Today’s comic isn’t about roleplaying games. It’s about things that aren’t roleplaying games. I’m talking about the marginalia of the hobby. Think snacks and drinks. The pause for meal breaks. The lighting conditions and seating arrangements. All the observers too: the might-wanna-play boyfriends; harried get-these-nerds-out-of-my-house spouses; or curious parents hovering in the background and wondering why there’s so much shouting coming from down in the basement. All these things can affect the experience of the game, from mom’s distraction-cookies to dogs stealing those cookies.

This biz is on my mind because of my academic work. While interviewing actual players about the games they play and the media they produce, the theme of “practical considerations” came up again and again. Weirdly, it was the sudden shift in venue that made this stuff so visible. With COVID forcing many of my interviewees to game remotely (it was a year ago when I interviewed them), they became hyper-aware of the differences between in-person and remote gaming.

So for your consideration, the following is a lightly edited excerpt from my dissertation.

“We’re living in pandemic times,” they said, “We don’t get to move around the table so much. In Twitch times, everyone stays as still as they possibly can.” That lack of motion is a nod to technological necessity. If you want to game for the camera, you have to stay in frame. In this way, the technology begins to control and shape human movement. The familiar freedom of physical expression is constrained, and that constraint can feel restrictive.

This is the theme of ‘practical considerations.’ Made up of multiple minor complaints, the overall impact on the gaming experience is cumulative and substantial. One actual player brought up the issue of bio-breaks. “You still have to take a break and you know, use the bathroom and refill your water.” With marathon sessions running up against human needs, another discovered that actual plays and home games tend to differ in length. “I’ve always found that an actual play, when it’s being televised and streamed for an audience, that if you’re running over that two hour mark that the game has this real dip in energy and intensity and intention. Whereas a home game that’s not being viewed—that’s not performative—because that level of heightened energy isn’t necessary, it can go six, eight, or twelve hours.” Meanwhile, another of my interviewees complained about the lack of communication in remote gameplay.  “Body language doesn’t translate as well.
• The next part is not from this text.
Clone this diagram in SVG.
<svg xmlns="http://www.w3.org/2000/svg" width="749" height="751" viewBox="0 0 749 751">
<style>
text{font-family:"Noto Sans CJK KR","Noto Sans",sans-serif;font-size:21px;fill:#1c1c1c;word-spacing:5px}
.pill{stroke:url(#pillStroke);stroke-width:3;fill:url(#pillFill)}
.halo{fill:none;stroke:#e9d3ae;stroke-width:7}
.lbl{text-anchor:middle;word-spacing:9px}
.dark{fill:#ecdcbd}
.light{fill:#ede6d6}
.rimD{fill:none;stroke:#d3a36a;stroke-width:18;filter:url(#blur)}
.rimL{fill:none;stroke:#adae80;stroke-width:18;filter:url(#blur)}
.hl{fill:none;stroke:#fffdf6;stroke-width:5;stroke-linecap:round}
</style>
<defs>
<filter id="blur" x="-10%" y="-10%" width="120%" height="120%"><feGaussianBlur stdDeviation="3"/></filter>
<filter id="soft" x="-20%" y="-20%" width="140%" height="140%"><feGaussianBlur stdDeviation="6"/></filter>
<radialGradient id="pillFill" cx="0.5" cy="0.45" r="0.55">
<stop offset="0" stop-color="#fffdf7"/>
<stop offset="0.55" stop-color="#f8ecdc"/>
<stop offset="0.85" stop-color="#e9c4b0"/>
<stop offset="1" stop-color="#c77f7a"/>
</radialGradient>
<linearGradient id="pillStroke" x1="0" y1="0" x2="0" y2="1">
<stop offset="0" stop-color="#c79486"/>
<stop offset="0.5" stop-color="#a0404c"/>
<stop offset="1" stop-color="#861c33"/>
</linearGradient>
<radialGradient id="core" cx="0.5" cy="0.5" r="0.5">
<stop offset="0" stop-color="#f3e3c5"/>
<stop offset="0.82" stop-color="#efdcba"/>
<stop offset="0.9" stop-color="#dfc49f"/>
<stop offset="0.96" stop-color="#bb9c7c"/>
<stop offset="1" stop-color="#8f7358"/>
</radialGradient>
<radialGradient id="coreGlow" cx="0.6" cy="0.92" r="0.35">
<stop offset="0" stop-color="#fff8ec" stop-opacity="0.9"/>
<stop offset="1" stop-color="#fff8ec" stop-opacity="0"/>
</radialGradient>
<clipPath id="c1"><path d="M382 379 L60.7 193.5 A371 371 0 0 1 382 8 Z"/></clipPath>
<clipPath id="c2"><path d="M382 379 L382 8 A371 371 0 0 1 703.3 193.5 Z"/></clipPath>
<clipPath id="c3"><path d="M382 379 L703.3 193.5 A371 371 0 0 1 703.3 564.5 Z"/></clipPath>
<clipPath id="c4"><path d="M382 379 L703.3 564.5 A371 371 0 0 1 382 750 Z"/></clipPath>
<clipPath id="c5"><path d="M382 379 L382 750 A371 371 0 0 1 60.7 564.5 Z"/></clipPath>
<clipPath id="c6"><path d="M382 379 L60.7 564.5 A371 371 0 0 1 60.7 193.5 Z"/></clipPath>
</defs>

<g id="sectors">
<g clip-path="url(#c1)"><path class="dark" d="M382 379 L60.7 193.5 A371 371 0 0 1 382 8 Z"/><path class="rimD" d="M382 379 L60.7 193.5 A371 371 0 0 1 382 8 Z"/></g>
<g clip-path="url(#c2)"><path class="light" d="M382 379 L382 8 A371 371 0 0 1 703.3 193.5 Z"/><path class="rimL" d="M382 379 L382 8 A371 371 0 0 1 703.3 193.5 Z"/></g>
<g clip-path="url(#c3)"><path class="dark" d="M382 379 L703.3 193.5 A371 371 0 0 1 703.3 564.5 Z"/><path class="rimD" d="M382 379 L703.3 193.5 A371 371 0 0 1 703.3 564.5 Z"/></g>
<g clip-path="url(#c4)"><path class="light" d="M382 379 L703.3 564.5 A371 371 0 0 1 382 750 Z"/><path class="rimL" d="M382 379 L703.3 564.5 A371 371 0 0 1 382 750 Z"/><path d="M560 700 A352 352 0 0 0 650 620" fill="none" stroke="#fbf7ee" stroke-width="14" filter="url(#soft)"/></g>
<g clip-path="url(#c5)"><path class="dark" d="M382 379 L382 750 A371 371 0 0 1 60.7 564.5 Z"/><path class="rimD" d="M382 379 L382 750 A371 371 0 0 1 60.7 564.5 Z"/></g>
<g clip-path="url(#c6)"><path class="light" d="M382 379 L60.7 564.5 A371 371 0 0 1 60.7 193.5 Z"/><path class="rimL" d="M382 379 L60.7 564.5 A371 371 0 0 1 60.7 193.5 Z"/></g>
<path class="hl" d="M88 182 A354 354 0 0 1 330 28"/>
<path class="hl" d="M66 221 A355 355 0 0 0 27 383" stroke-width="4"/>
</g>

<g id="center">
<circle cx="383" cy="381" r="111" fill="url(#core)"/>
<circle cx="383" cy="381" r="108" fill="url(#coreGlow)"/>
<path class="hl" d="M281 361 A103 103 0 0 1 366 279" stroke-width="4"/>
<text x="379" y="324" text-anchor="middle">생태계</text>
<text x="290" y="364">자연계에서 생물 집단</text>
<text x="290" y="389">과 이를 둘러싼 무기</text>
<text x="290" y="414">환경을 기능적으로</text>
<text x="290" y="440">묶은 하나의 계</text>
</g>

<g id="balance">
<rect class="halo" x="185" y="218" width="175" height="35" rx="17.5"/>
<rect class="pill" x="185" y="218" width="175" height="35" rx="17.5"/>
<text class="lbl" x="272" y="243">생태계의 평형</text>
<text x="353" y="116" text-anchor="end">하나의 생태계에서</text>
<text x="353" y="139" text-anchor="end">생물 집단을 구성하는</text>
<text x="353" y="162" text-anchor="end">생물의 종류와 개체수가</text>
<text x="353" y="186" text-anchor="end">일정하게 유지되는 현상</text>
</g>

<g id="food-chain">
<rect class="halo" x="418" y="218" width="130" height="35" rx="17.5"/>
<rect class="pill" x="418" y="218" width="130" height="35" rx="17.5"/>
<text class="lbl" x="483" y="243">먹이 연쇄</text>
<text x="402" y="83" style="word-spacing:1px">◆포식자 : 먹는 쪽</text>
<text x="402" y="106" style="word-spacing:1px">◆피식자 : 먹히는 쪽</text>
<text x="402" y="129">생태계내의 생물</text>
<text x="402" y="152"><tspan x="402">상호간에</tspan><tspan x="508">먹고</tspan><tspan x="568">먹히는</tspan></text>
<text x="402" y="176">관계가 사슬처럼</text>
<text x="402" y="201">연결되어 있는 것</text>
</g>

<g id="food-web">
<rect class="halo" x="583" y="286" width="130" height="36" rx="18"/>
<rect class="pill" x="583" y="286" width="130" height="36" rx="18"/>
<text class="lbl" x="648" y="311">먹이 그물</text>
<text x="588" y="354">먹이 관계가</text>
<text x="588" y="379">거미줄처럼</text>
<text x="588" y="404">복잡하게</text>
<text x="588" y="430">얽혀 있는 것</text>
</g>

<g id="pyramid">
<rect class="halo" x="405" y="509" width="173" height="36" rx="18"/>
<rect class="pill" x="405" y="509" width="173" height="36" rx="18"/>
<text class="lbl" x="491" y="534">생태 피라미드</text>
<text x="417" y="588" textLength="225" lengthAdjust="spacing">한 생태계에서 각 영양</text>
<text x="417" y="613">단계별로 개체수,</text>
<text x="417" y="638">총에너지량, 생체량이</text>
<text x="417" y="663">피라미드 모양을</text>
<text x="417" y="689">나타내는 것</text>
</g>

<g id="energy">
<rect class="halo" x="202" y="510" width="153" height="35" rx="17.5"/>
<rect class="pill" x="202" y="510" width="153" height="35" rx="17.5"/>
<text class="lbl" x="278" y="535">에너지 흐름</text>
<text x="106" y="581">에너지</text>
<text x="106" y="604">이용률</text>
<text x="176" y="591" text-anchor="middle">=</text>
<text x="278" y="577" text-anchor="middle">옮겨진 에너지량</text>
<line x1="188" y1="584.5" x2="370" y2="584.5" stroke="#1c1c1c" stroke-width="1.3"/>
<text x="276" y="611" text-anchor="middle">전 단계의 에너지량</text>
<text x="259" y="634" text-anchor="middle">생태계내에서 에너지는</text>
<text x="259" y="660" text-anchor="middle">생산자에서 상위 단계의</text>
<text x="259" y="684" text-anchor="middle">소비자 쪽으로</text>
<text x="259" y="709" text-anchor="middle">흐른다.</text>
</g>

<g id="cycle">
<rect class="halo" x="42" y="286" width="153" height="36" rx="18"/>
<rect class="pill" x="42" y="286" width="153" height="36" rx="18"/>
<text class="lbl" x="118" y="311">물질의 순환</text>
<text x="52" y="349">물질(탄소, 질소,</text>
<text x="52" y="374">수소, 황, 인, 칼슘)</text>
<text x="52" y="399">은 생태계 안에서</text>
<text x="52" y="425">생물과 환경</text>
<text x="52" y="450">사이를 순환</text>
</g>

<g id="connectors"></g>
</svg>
Tone doesn’t translate as well.” This was a popular complaint, as creature comforts disappeared from the experience. “In a virtual game,” reported one GM, “Nobody is drinking; nobody is snacking. You’re conscious that you’re on camera, that you’re being recorded. You’ll still joke around and still enjoy the game, and yell and scream and laugh and all of that. But you don’t want to blow your nose. You want to make sure that you’re not wearing a shirt with a stain on it, so you’re more self-conscious.” The relaxed atmosphere of the home game is replaced by the demands of mediation.

Before you get up in arms to defend remote play, understand that this is no knock against VTTs and virtual gaming. It’s more of a recognition that there are barriers to be overcome as folks begin to explore those venues.

The reason I bring it here before my fellow hobbyists is simple: I’d like to know what kinds of “practical considerations” stand in the way of your game night. Do you have non-players distracting the party, like Jeremy’s mom in today’s comic? Maybe you’ve got a mixed table, where some folks are present and others have to phone in? Maybe there are kids in the mix, and you’ve got to trade off with a partner every week so one of you can play? Whatever it may be, I’d like you to pause and consider what gets in the way of the flow of your own game night. And once you recognize that, can you think of any way to mitigate it?